De fait, s’il est toujours nécessaire de lutter contre la fraude, ce focus sur les étrangers n’a pas de justification rationnelle.
Selon la CNAV, les retraités résidant à l’étranger reçoivent en moyenne une pension mensuelle du régime général de 300 euros. Au total, les prestations retraite versées s’élèvent à 3,9 milliards d’euros par an, ce qui représente 2,7 % du montant total des allocations versées en 2022. Une moyenne des pensions perçues bien plus faible que celle touchée par les retraités restés en France, qui se trouve aux alentours de 840 euros. De plus, les effectifs concernés sont relativement peu nombreux, mais surtout en diminution. Selon la CNAV 1 million de retraités vivaient à l’étranger en 2022. Cela représente environ 7,2 % seulement des 15 millions de bénéficiaires du système de retraite. Avec 15 000 retraités hors de l’Hexagone de moins qu’en 2021, ces chiffres sont en diminution. L’écrasante majorité d’entre eux vivent en Europe (47 %) ou en Afrique (42 %). Ils sont notamment plus de 300 000 à résider en Algérie, près de 164 000 au Portugal, 157 000 en Espagne et 61 000 au Maroc.

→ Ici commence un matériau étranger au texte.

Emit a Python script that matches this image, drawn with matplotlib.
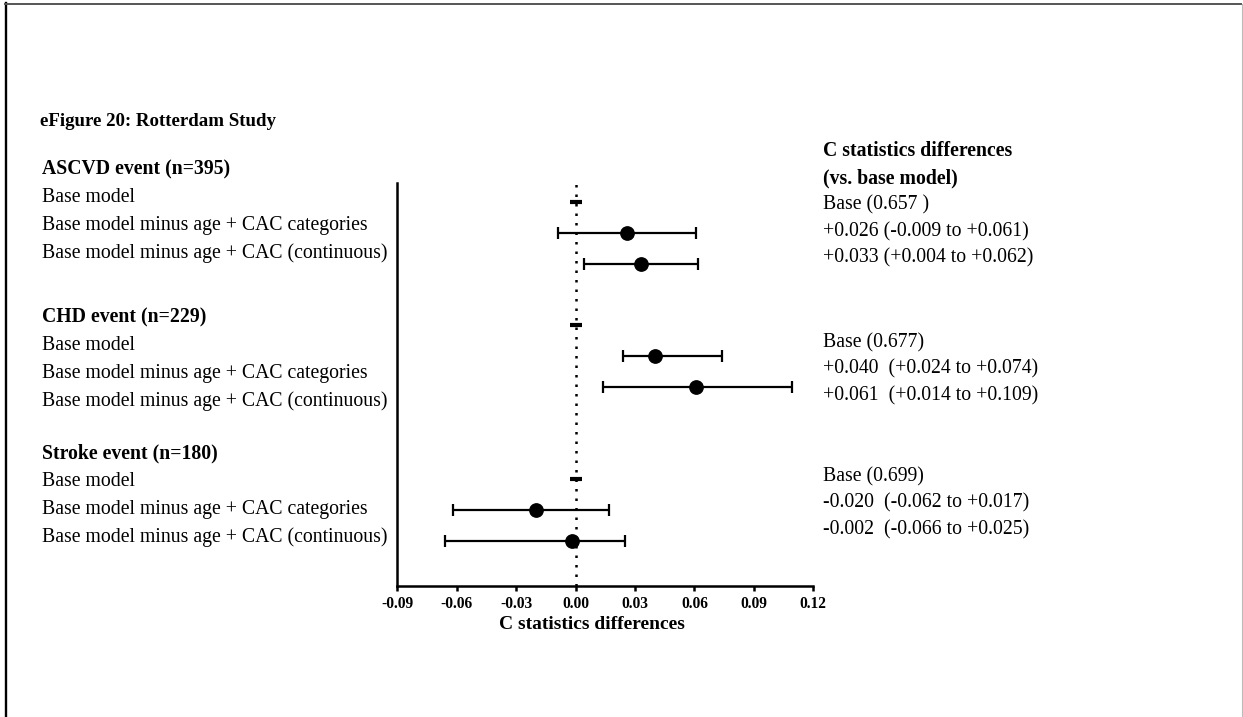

Ces étrangers ont déjà un accès limité à l’ASPA qui est conditionnée depuis peu à 9 mois de résidence en France, ce qui en limite l’accès, disposition qui avait déjà été prise par Gabriel Attal en tant que Ministre chargé des comptes publics.
Outre la faiblesse des gains espérés, la disposition proposée aura surtout un contrecoup financier qui risque d’en annuler tous les bénéfices puisqu’elle suppose de multiplier les moyens humains dans les consulats. De l’aveu même de Pascal Brindeau, ancien député UDI et rapporteur de la commission d'enquête sur la fraude sociale, le risque d’embouteillage est élevé : "Ça implique simplement qu'il faut renforcer les moyens humains des consulats dans ces pays-là. Parce que sinon, vous allez avoir un embouteillage de rendez-vous sur la question du contrôle des retraites, en plus des rendez-vous liés au titre de séjour ou autres visas".
Par ailleurs, une expérimentation de la CNAV est déjà en cours dans certains pays, comme l’Algérie et le Maroc puisque l’organisme a noué un partenariat avec une banque algérienne et la caisse de retraite marocaine. Après six mois sans réponse aux autorités françaises, l’assuré qui « réapparaît » devra effectuer use présenter à un contrôle d’identité au guichet de ces organismes. Les cas suspects devront ensuite se rendre au consulat. Ainsi, le dispositif proposé doublonne une initiative déjà en cours en alourdissant inutilement le travail consulaire.
Pour toutes ces raisons, le présent amendement se propose de supprimer l’article 7bis.